Instruction
Data follows below. Repeat exactly the lines between the line holding "Convert this chart to Plotly code." and the line holding "return (H - B - y) / ph", inclusive, and nothing more; drop pictures.

Provided records
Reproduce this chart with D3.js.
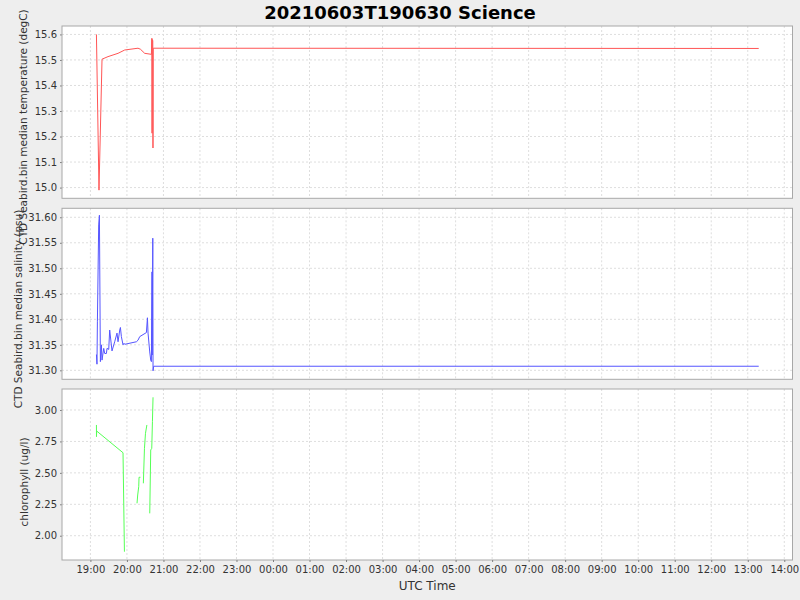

...

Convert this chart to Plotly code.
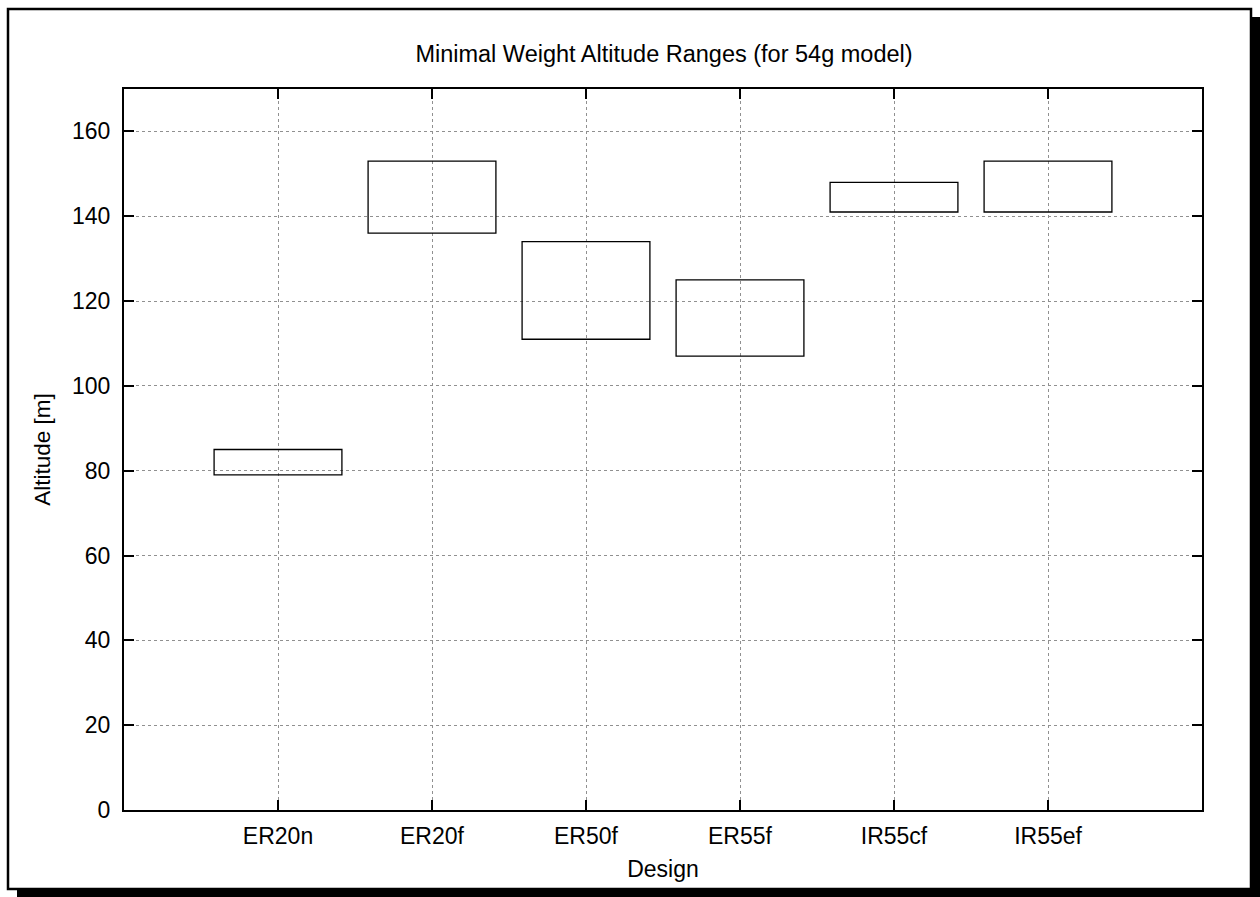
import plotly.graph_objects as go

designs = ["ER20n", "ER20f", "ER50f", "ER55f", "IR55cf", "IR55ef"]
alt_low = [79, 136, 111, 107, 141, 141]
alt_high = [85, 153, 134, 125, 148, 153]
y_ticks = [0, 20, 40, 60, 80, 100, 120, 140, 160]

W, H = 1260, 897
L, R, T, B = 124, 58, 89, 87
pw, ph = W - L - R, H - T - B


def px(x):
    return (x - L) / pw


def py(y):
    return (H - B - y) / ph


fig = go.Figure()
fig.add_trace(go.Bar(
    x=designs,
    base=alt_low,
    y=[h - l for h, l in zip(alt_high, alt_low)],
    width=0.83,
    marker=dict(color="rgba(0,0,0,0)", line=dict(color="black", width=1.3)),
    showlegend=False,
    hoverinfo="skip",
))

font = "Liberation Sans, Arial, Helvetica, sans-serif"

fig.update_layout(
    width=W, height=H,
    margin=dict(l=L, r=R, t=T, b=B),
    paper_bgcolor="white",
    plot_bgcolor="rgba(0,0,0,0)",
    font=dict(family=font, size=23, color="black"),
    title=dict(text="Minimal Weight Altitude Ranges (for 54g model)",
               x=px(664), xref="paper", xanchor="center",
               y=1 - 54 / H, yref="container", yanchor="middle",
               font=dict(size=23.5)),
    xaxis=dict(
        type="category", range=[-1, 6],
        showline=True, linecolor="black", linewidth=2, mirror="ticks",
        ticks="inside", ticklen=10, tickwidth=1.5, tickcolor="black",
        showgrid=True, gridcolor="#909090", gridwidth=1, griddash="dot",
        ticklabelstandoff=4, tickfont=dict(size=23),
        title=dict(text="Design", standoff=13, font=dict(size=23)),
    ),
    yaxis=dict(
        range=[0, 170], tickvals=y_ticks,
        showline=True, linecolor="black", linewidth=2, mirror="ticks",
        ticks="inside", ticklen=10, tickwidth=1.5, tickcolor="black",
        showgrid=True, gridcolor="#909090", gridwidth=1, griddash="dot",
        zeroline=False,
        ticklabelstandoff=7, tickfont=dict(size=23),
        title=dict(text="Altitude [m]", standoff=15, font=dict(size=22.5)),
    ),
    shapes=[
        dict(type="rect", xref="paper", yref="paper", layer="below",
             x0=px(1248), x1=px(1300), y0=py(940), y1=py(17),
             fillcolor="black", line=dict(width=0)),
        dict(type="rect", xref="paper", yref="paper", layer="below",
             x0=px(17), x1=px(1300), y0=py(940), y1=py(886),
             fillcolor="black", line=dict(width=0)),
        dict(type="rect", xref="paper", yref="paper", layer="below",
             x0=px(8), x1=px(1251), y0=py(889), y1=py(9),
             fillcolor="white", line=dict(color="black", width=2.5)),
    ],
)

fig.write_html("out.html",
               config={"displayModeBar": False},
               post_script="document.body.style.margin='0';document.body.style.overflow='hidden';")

Answer to this exercise
Convert this chart to Plotly code.
import plotly.graph_objects as go

designs = ["ER20n", "ER20f", "ER50f", "ER55f", "IR55cf", "IR55ef"]
alt_low = [79, 136, 111, 107, 141, 141]
alt_high = [85, 153, 134, 125, 148, 153]
y_ticks = [0, 20, 40, 60, 80, 100, 120, 140, 160]

W, H = 1260, 897
L, R, T, B = 124, 58, 89, 87
pw, ph = W - L - R, H - T - B


def px(x):
    return (x - L) / pw


def py(y):
    return (H - B - y) / ph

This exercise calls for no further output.